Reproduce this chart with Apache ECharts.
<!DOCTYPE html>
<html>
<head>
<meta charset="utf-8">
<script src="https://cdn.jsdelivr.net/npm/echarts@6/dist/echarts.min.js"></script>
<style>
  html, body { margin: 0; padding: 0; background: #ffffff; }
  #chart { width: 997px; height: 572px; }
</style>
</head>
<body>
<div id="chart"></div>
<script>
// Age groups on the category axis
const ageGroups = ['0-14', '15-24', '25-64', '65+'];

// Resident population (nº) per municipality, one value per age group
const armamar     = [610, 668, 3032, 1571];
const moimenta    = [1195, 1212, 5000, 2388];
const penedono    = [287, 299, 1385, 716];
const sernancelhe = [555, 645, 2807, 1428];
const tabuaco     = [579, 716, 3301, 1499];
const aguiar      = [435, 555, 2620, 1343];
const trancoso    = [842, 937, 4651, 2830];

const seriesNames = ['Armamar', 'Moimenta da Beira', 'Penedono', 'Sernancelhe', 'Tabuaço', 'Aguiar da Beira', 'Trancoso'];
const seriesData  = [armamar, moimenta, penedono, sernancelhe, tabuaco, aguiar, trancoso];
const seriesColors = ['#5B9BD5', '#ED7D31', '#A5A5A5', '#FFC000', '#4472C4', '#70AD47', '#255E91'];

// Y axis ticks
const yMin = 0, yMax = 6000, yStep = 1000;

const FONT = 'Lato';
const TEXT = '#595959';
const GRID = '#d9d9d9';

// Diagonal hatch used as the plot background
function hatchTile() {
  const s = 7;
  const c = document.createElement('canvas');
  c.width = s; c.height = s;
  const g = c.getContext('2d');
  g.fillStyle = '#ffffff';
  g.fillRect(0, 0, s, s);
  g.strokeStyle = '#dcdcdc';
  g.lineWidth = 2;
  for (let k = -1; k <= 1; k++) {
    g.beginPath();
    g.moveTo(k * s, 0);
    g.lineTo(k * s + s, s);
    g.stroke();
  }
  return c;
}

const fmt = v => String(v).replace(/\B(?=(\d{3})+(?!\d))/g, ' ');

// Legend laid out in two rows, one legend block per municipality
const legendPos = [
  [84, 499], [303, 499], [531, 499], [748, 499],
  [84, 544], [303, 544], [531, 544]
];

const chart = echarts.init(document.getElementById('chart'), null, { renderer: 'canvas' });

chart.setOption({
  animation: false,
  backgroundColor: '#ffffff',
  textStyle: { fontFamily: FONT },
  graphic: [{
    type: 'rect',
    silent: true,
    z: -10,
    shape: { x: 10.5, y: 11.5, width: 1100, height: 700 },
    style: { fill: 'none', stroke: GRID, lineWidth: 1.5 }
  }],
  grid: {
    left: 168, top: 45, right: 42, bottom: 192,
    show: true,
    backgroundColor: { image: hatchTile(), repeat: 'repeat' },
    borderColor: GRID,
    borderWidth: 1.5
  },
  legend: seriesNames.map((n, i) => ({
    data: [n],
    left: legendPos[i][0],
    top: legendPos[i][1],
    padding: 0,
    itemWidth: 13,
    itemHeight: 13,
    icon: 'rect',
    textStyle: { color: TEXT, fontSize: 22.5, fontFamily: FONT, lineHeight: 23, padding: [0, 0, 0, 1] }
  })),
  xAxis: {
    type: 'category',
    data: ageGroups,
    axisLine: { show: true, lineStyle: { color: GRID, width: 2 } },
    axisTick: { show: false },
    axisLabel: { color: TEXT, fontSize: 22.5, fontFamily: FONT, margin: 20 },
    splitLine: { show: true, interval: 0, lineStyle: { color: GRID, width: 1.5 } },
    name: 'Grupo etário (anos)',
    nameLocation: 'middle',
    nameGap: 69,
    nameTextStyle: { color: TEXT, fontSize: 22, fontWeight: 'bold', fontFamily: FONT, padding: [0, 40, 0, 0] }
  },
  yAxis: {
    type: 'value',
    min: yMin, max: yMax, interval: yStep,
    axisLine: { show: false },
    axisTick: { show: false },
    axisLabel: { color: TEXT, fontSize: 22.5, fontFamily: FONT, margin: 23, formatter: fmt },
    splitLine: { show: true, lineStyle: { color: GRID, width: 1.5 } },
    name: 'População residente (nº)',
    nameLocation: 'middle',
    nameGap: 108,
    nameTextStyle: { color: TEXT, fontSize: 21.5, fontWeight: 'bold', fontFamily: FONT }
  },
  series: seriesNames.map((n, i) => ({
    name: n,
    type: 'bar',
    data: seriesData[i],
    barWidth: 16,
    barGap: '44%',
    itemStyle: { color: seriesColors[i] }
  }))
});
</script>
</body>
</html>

**********

REQUIRED WORK »
Set out the complete listing exactly as shown.

RESPONSE TO THIS EXERCISE »
Reproduce this chart with Apache ECharts.
<!DOCTYPE html>
<html>
<head>
<meta charset="utf-8">
<script src="https://cdn.jsdelivr.net/npm/echarts@6/dist/echarts.min.js"></script>
<style>
  html, body { margin: 0; padding: 0; background: #ffffff; }
  #chart { width: 997px; height: 572px; }
</style>
</head>
<body>
<div id="chart"></div>
<script>
// Age groups on the category axis
const ageGroups = ['0-14', '15-24', '25-64', '65+'];

// Resident population (nº) per municipality, one value per age group
const armamar     = [610, 668, 3032, 1571];
const moimenta    = [1195, 1212, 5000, 2388];
const penedono    = [287, 299, 1385, 716];
const sernancelhe = [555, 645, 2807, 1428];
const tabuaco     = [579, 716, 3301, 1499];
const aguiar      = [435, 555, 2620, 1343];
const trancoso    = [842, 937, 4651, 2830];

const seriesNames = ['Armamar', 'Moimenta da Beira', 'Penedono', 'Sernancelhe', 'Tabuaço', 'Aguiar da Beira', 'Trancoso'];
const seriesData  = [armamar, moimenta, penedono, sernancelhe, tabuaco, aguiar, trancoso];
const seriesColors = ['#5B9BD5', '#ED7D31', '#A5A5A5', '#FFC000', '#4472C4', '#70AD47', '#255E91'];

// Y axis ticks
const yMin = 0, yMax = 6000, yStep = 1000;

const FONT = 'Lato';
const TEXT = '#595959';
const GRID = '#d9d9d9';

// Diagonal hatch used as the plot background
function hatchTile() {
  const s = 7;
  const c = document.createElement('canvas');
  c.width = s; c.height = s;
  const g = c.getContext('2d');
  g.fillStyle = '#ffffff';
  g.fillRect(0, 0, s, s);
  g.strokeStyle = '#dcdcdc';
  g.lineWidth = 2;
  for (let k = -1; k <= 1; k++) {
    g.beginPath();
    g.moveTo(k * s, 0);
    g.lineTo(k * s + s, s);
    g.stroke();
  }
  return c;
}

const fmt = v => String(v).replace(/\B(?=(\d{3})+(?!\d))/g, ' ');

// Legend laid out in two rows, one legend block per municipality
const legendPos = [
  [84, 499], [303, 499], [531, 499], [748, 499],
  [84, 544], [303, 544], [531, 544]
];

const chart = echarts.init(document.getElementById('chart'), null, { renderer: 'canvas' });

chart.setOption({
  animation: false,
  backgroundColor: '#ffffff',
  textStyle: { fontFamily: FONT },
  graphic: [{
    type: 'rect',
    silent: true,
    z: -10,
    shape: { x: 10.5, y: 11.5, width: 1100, height: 700 },
    style: { fill: 'none', stroke: GRID, lineWidth: 1.5 }
  }],
  grid: {
    left: 168, top: 45, right: 42, bottom: 192,
    show: true,
    backgroundColor: { image: hatchTile(), repeat: 'repeat' },
    borderColor: GRID,
    borderWidth: 1.5
  },
  legend: seriesNames.map((n, i) => ({
    data: [n],
    left: legendPos[i][0],
    top: legendPos[i][1],
    padding: 0,
    itemWidth: 13,
    itemHeight: 13,
    icon: 'rect',
    textStyle: { color: TEXT, fontSize: 22.5, fontFamily: FONT, lineHeight: 23, padding: [0, 0, 0, 1] }
  })),
  xAxis: {
    type: 'category',
    data: ageGroups,
    axisLine: { show: true, lineStyle: { color: GRID, width: 2 } },
    axisTick: { show: false },
    axisLabel: { color: TEXT, fontSize: 22.5, fontFamily: FONT, margin: 20 },
    splitLine: { show: true, interval: 0, lineStyle: { color: GRID, width: 1.5 } },
    name: 'Grupo etário (anos)',
    nameLocation: 'middle',
    nameGap: 69,
    nameTextStyle: { color: TEXT, fontSize: 22, fontWeight: 'bold', fontFamily: FONT, padding: [0, 40, 0, 0] }
  },
  yAxis: {
    type: 'value',
    min: yMin, max: yMax, interval: yStep,
    axisLine: { show: false },
    axisTick: { show: false },
    axisLabel: { color: TEXT, fontSize: 22.5, fontFamily: FONT, margin: 23, formatter: fmt },
    splitLine: { show: true, lineStyle: { color: GRID, width: 1.5 } },
    name: 'População residente (nº)',
    nameLocation: 'middle',
    nameGap: 108,
    nameTextStyle: { color: TEXT, fontSize: 21.5, fontWeight: 'bold', fontFamily: FONT }
  },
  series: seriesNames.map((n, i) => ({
    name: n,
    type: 'bar',
    data: seriesData[i],
    barWidth: 16,
    barGap: '44%',
    itemStyle: { color: seriesColors[i] }
  }))
});
</script>
</body>
</html>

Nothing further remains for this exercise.